L’exploitation de l’idée spirite est donc bien et dûment un sujet de discrédit. Les Spirites désavouent la spéculation, c’est pour cela qu’on a soin de présenter l’acteur Sothern comme complètement désintéressé, dans l’espoir de s’en faire un argument victorieux. C’est toujours cette idée que le Spiritisme ne vit que de faits merveilleux et de jongleries.
Que la critique frappe donc tant qu’elle voudra sur les abus, qu’elle démasque les trucs et les ficelles des charlatans, le Spiritisme, qui n’use d’aucun procédé secret, et dont la doctrine est toute morale, ne peut que gagner à être débarrassée des parasites qui s’en font, un marchepied, et de ceux qui en dénaturent le caractère.
Le Spiritisme a eu pour adversaires des hommes d’une valeur réelle, comme savoir et comme intelligence, qui ont déployé contre lui sans succès tout l’arsenal de l’argumentation. Nous verrons si l’acteur Sothern réussira mieux que les autres à l’enterrer. Il le serait depuis longtemps s’il avait reposé sur les absurdités qu’on lui prête. Si donc, après avoir tué la jonglerie et décrié les pratiques ridicules, il existe toujours, c’est qu’il y a en lui quelque chose de plus sérieux qu’on n’a pu atteindre.
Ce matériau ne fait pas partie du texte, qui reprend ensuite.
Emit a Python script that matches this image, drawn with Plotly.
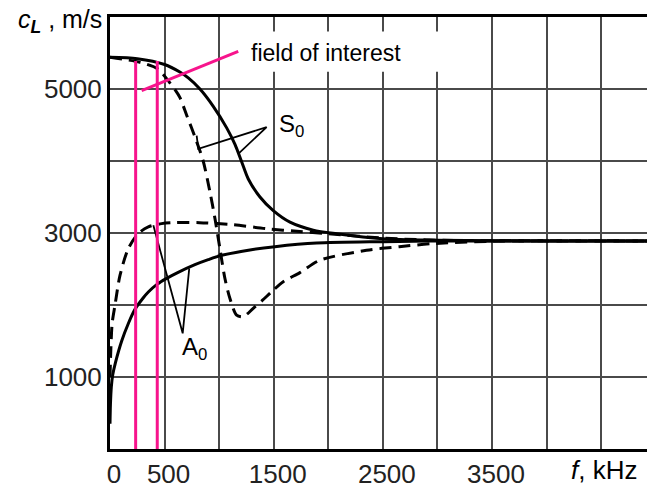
import plotly.graph_objects as go

# ---------------- data ----------------
# frequency f in kHz, phase velocity c_L in m/s
s0_solid_f = [0, 250, 500, 640, 720, 824, 946, 1069, 1145, 1206, 1267, 1374, 1496, 1649, 1862, 2076, 2500, 3000, 4000, 4920]
s0_solid_v = [5440, 5420, 5340, 5235, 5150, 5000, 4760, 4460, 4230, 3990, 3750, 3500, 3310, 3150, 3040, 2990, 2920, 2900, 2890, 2890]

s0_dash_f = [0, 275, 440, 520, 600, 641, 705, 779, 852, 916, 962, 1007, 1053, 1099, 1160, 1221, 1312, 1400, 1481, 1587, 1740, 1920, 2350, 2650, 2960, 3500, 4920]
s0_dash_v = [5440, 5370, 5277, 5140, 4980, 4880, 4626, 4331, 4010, 3569, 3199, 2784, 2368, 2091, 1860, 1838, 1953, 2070, 2184, 2323, 2450, 2620, 2760, 2810, 2853, 2885, 2890]

a0_dash_f = [0, 8, 20, 46, 92, 168, 259, 351, 473, 600, 820, 1130, 1435, 1740, 2000, 2500, 3000, 4920]
a0_dash_v = [1000, 1400, 1750, 2000, 2414, 2784, 2992, 3085, 3130, 3144, 3144, 3115, 3060, 3020, 2990, 2930, 2900, 2890]

a0_solid_f = [0, 4, 12, 25, 50, 107, 170, 229, 300, 351, 433, 519, 620, 778, 900, 1023, 1282, 1511, 1893, 2500, 3000, 4920]
a0_solid_v = [350, 620, 860, 1030, 1200, 1500, 1750, 1940, 2090, 2180, 2290, 2370, 2450, 2560, 2630, 2690, 2765, 2810, 2860, 2880, 2890, 2890]

# field of interest (pink)
field_f = [235, 433]
field_top_v = 5390
field_pointer_f = [290, 1175]
field_pointer_v = [4977, 5522]

# label leader lines
s0_leader_f = [794, 809, 1435, 1175]
s0_leader_v = [4353, 4169, 4470, 4100]
a0_leader_f = [397, 666, 726]
a0_leader_v = [3107, 1607, 2507]

x_tick_vals = [0, 500, 1000, 1500, 2000, 2500, 3000, 3500, 4000, 4500]
x_tick_text = ["0", "500", "", "1500", "", "2500", "", "3500", "", ""]
y_tick_vals = [0, 1000, 2000, 3000, 4000, 5000, 6000]
y_tick_text = ["", "1000", "", "3000", "", "5000", ""]

FONT = "Arial, Liberation Sans, sans-serif"
PINK = "#f7148c"

fig = go.Figure()

# white box behind the "field of interest" text
fig.add_shape(type="rect", xref="x", yref="y", x0=1160, x1=3080, y0=5240, y1=5800,
              fillcolor="white", line_width=0, layer="between")

# curves
fig.add_trace(go.Scatter(x=s0_dash_f, y=s0_dash_v, mode="lines",
                         line=dict(color="black", width=3, dash="12px,7px", shape="spline", smoothing=0.8)))
fig.add_trace(go.Scatter(x=a0_dash_f, y=a0_dash_v, mode="lines",
                         line=dict(color="black", width=3, dash="12px,7px", shape="spline", smoothing=0.8)))
fig.add_trace(go.Scatter(x=s0_solid_f, y=s0_solid_v, mode="lines",
                         line=dict(color="black", width=3, shape="spline", smoothing=0.8)))
fig.add_trace(go.Scatter(x=a0_solid_f, y=a0_solid_v, mode="lines",
                         line=dict(color="black", width=3, shape="spline", smoothing=0.8)))

# leader lines
fig.add_trace(go.Scatter(x=s0_leader_f, y=s0_leader_v, mode="lines",
                         line=dict(color="black", width=1.8)))
fig.add_trace(go.Scatter(x=a0_leader_f, y=a0_leader_v, mode="lines",
                         line=dict(color="black", width=1.8)))

# pink field lines (drawn on top of the curves)
for fv in field_f:
    fig.add_trace(go.Scatter(x=[fv, fv], y=[0, field_top_v], mode="lines",
                             line=dict(color=PINK, width=3), hoverinfo="skip"))
fig.add_trace(go.Scatter(x=field_pointer_f, y=field_pointer_v, mode="lines",
                         line=dict(color=PINK, width=3), hoverinfo="skip"))

fig.add_annotation(x=1530, y=4500, xref="x", yref="y", text="S<sub>0</sub>", showarrow=False,
                   xanchor="left", yanchor="middle", font=dict(family=FONT, size=24, color="black"))
fig.add_annotation(x=778, y=1399, xref="x", yref="y", text="A<sub>0</sub>", showarrow=False,
                   xanchor="center", yanchor="middle", font=dict(family=FONT, size=24, color="black"))
fig.add_annotation(x=1270, y=5500, xref="x", yref="y", text="field of interest", showarrow=False,
                   xanchor="left", yanchor="middle", font=dict(family=FONT, size=23, color="black"))

# axis titles
fig.add_annotation(x=0, y=1, xref="paper", yref="paper", xanchor="right", yanchor="top",
                   xshift=-6, yshift=14, showarrow=False,
                   text="<i>c</i><sub><b><i>L</i></b></sub> , m/s",
                   font=dict(family=FONT, size=25, color="black"))
fig.add_annotation(x=1, y=0, xref="paper", yref="paper", xanchor="right", yanchor="top",
                   xshift=-8, yshift=-4, showarrow=False,
                   text="<i>f</i>, kHz", font=dict(family=FONT, size=26, color="black"))

fig.update_layout(
    width=647, height=489,
    margin=dict(l=110, r=0, t=17, b=38),
    paper_bgcolor="white", plot_bgcolor="white",
    showlegend=False,
    xaxis=dict(range=[0, 4920], tickvals=x_tick_vals, ticktext=x_tick_text,
               showgrid=True, gridcolor="#4a4a4a", gridwidth=2, zeroline=False,
               showline=True, mirror=True, linecolor="black", linewidth=3,
               ticks="", tickfont=dict(family=FONT, size=26, color="#222"),
               ticklabelshift=4),
    yaxis=dict(range=[0, 6000], tickvals=y_tick_vals, ticktext=y_tick_text,
               showgrid=True, gridcolor="#4a4a4a", gridwidth=2, zeroline=False,
               showline=True, mirror=False, linecolor="black", linewidth=3,
               ticks="", tickfont=dict(family=FONT, size=26, color="#222")),
)

fig.write_html("out.html")
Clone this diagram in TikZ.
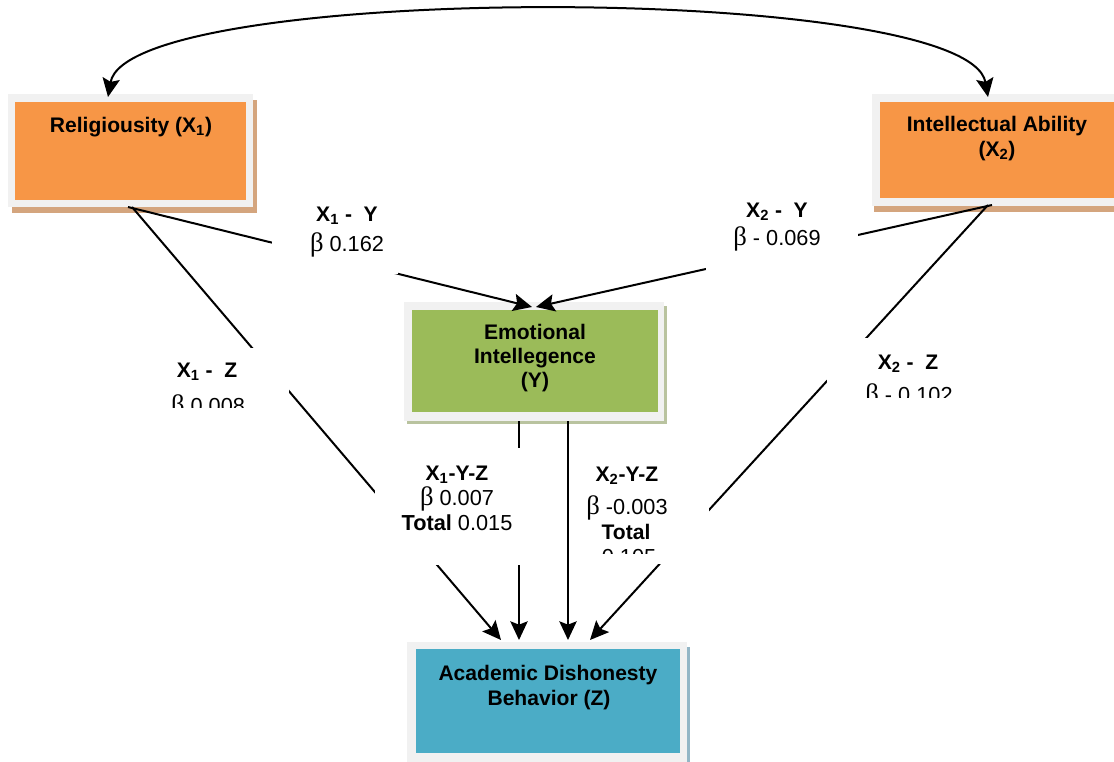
\documentclass[tikz,border=0pt]{standalone}
\usepackage{fontspec}
\setmainfont{Liberation Sans}
\newfontfamily\betafont{Liberation Serif}
\usetikzlibrary{arrows.meta}
\definecolor{orangebox}{HTML}{F79646}
\definecolor{greenbox}{HTML}{9BBB59}
\definecolor{bluebox}{HTML}{4BACC6}
\definecolor{framegray}{HTML}{F1F1F1}
\definecolor{tanshadow}{HTML}{D4A57E}
\definecolor{greenshadow}{HTML}{B9C39F}
\definecolor{blueshadow}{HTML}{93B6C6}
\newcommand{\bt}{{\betafont\fontsize{20}{20}\selectfont β}}
\newcommand{\sbs}[1]{\textsubscript{#1}}
\tikzset{
  title/.style={font=\fontsize{15.8}{19}\selectfont\bfseries, anchor=base, inner sep=0pt},
  labt/.style={font=\fontsize{15.8}{19}\selectfont\bfseries, anchor=base, inner sep=0pt},
  labr/.style={font=\fontsize{16.3}{19}\selectfont, anchor=base, inner sep=0pt},
  boxin/.style={inner sep=0pt, anchor=north west, draw=none},
  conn/.style={line width=1.5pt, black},
  tip/.style={-{Stealth[length=14pt,width=13pt,inset=2.5pt]}},
}
\begin{document}
\begin{tikzpicture}[x=0.75pt,y=-0.75pt]
\useasboundingbox (0,0) rectangle (1114,761);
\clip (0,0) rectangle (1114,761);
\fill[white] (0,0) rectangle (1114,761);

% Religiousity box
\fill[tanshadow] (12,100) rectangle (257,213);
\fill[framegray] (8,94) rectangle (253,207);
\node[boxin, fill=orangebox, minimum width=231*0.75pt, minimum height=98*0.75pt] (X1) at (15,102) {};
\node[title] (X1t) at (131,132) {Religiousity (X\sbs{1})};

% Intellectual Ability box
\fill[tanshadow] (874,100) rectangle (1130,212);
\fill[framegray] (872,94) rectangle (1130,206);
\node[boxin, fill=orangebox, minimum width=250*0.75pt, minimum height=96*0.75pt] (X2) at (880,102) {};
\node[title] (X2t) at (997,131) {Intellectual Ability};
\node[title] (X2u) at (997,156) {(X\sbs{2})};

% Emotional Intellegence box
\fill[greenshadow] (407,306) rectangle (667,424);
\fill[framegray] (404,302) rectangle (664,421);
\node[boxin, fill=greenbox, minimum width=246*0.75pt, minimum height=102*0.75pt] (Y) at (412,310) {};
\node[title] (Yt) at (535,339) {Emotional};
\node[title] (Yu) at (535,363) {Intellegence};
\node[title] (Yv) at (535,387) {(Y)};

% Academic Dishonesty box
\fill[blueshadow] (410,647) rectangle (690,770);
\fill[framegray] (407,642) rectangle (687,770);
\node[boxin, fill=bluebox, minimum width=264*0.75pt, minimum height=104*0.75pt] (Z) at (416,649) {};
\node[title] (Zt) at (548,680) {Academic Dishonesty};
\node[title] (Zu) at (549,705) {Behavior (Z)};

% connector end points
\coordinate (x1top) at (108,97);
\coordinate (x2top) at (988,97);
\coordinate (x1bot) at (128,207);
\coordinate (x1botz) at (132,207);
\coordinate (x2bot) at (992,205);
\coordinate (x2botz) at (988,205);
\coordinate (ytopl) at (532,307);
\coordinate (ytopr) at (536,307);
\coordinate (ybotl) at (519,421);
\coordinate (ybotr) at (568,421);
\coordinate (ztopa) at (501,640);
\coordinate (ztopb) at (519,640);
\coordinate (ztopc) at (568,640);
\coordinate (ztopd) at (590,640);

% connectors
\draw[conn, {Stealth[length=14pt,width=13pt,inset=2.5pt]}-{Stealth[length=14pt,width=13pt,inset=2.5pt]}]
  (x1top) .. controls (128,-18) and (968,-18) .. (x2top);
\draw[conn, tip] (x1bot) -- (ytopl);
\draw[conn, tip] (x2bot) -- (ytopr);
\draw[conn, tip] (x1botz) -- (ztopa);
\draw[conn, tip] (x2botz) -- (ztopd);
\draw[conn, tip] (ybotl) -- (ztopb);
\draw[conn, tip] (ybotr) -- (ztopc);

% label X1 - Y
\begin{scope}
\fill[white] (272,195) rectangle (398,274);
\clip (272,195) rectangle (398,274);
\node[labt] (l1a) at (347,221) {X\sbs{1} -\ \ Y};
\node[labr] (l1b) at (347,251) {\bt\ 0.162};
\end{scope}

% label X2 - Y
\begin{scope}
\fill[white] (706,190) rectangle (858,270);
\clip (706,190) rectangle (858,270);
\node[labt] (l2a) at (777,217) {X\sbs{2} -\ \ Y};
\node[labr] (l2b) at (777,245) {\bt\ - 0.069};
\end{scope}

% label X1 - Z
\begin{scope}
\fill[white] (150,348) rectangle (289,412);
\clip (150,348) rectangle (289,407);
\node[labt] (l3a) at (207,377) {X\sbs{1} -\ \ Z};
\node[labr] (l3b) at (208,413) {\bt\ 0.008};
\end{scope}

% label X2 - Z
\begin{scope}
\fill[white] (827,338) rectangle (960,397);
\clip (827,338) rectangle (960,397);
\node[labt] (l4a) at (908,369) {X\sbs{2} -\ \ Z};
\node[labr] (l4b) at (909,402) {\bt\ - 0.102};
\end{scope}

% label X1-Y-Z
\begin{scope}
\fill[white] (375,448) rectangle (525,565);
\clip (375,448) rectangle (525,565);
\node[labt] (l5a) at (457,480) {X\sbs{1}-Y-Z};
\node[labr] (l5b) at (457,505) {\bt\ 0.007};
\node[labr] (l5c) at (457,530) {\textbf{Total} 0.015};
\end{scope}

% label X2-Y-Z
\begin{scope}
\fill[white] (575,450) rectangle (709,564);
\clip (575,450) rectangle (709,553);
\node[labt] (l6a) at (627,481) {X\sbs{2}-Y-Z};
\node[labr] (l6b) at (627,514) {\bt\ -0.003};
\node[labt] (l6c) at (626,539) {Total};
\node[labr] (l6d) at (629,564) {0.105};
\end{scope}
\end{tikzpicture}
\end{document}
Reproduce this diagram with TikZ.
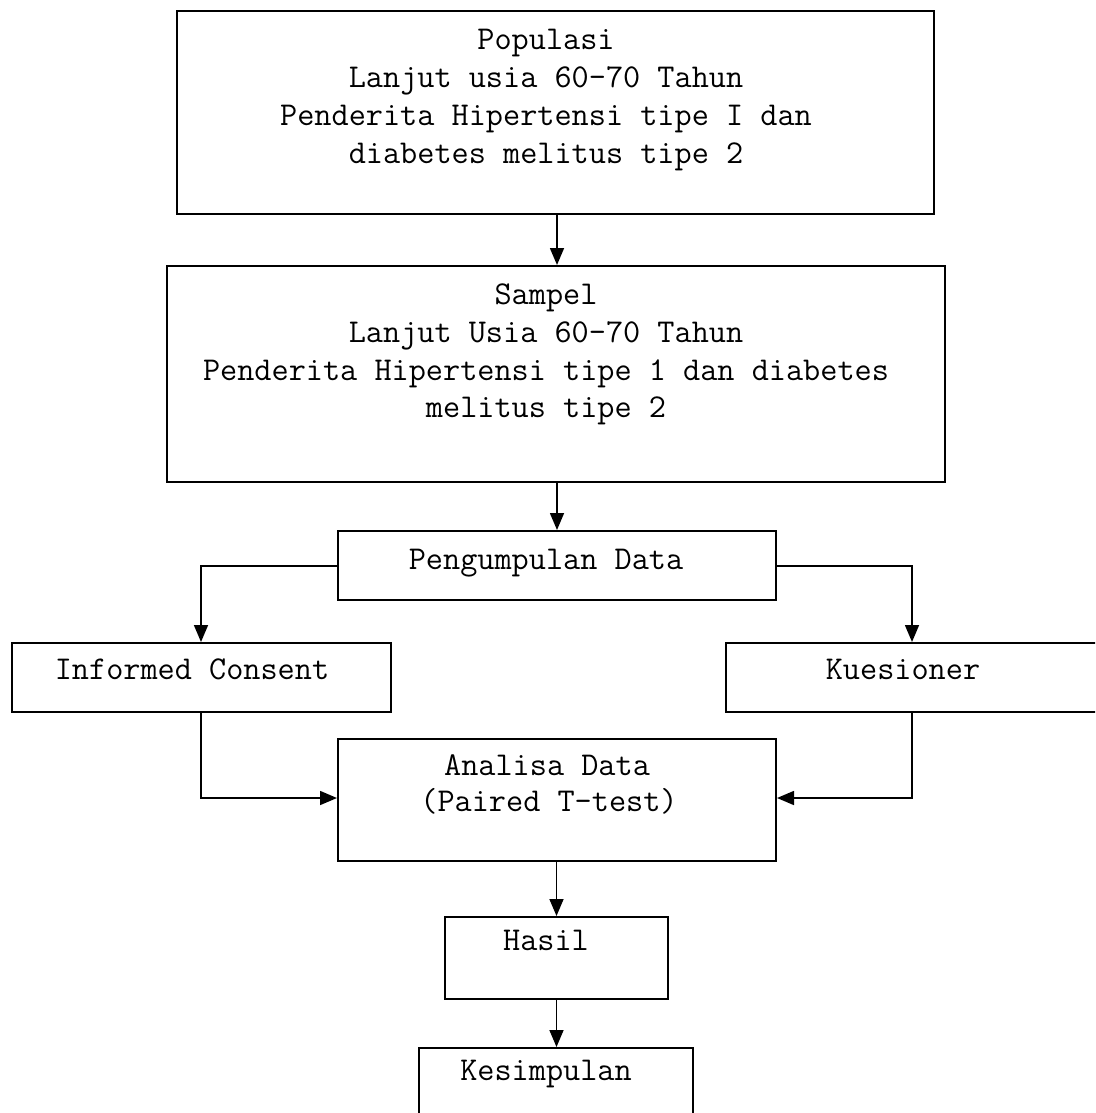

[1] Voir la Revue Spirite de juin 1859, page 141 : Le muscle craqueur. Le Moniteur et d’autres journaux ont annoncé, il y a déjà quelque temps, que M. le docteur Jobert (de Lamballe) † avait été atteint d’aliénation mentale, et se trouvait actuellement dans une maison de santé. Ce triste événement n’est assurément pas l’effet de sa croyance aux Esprits.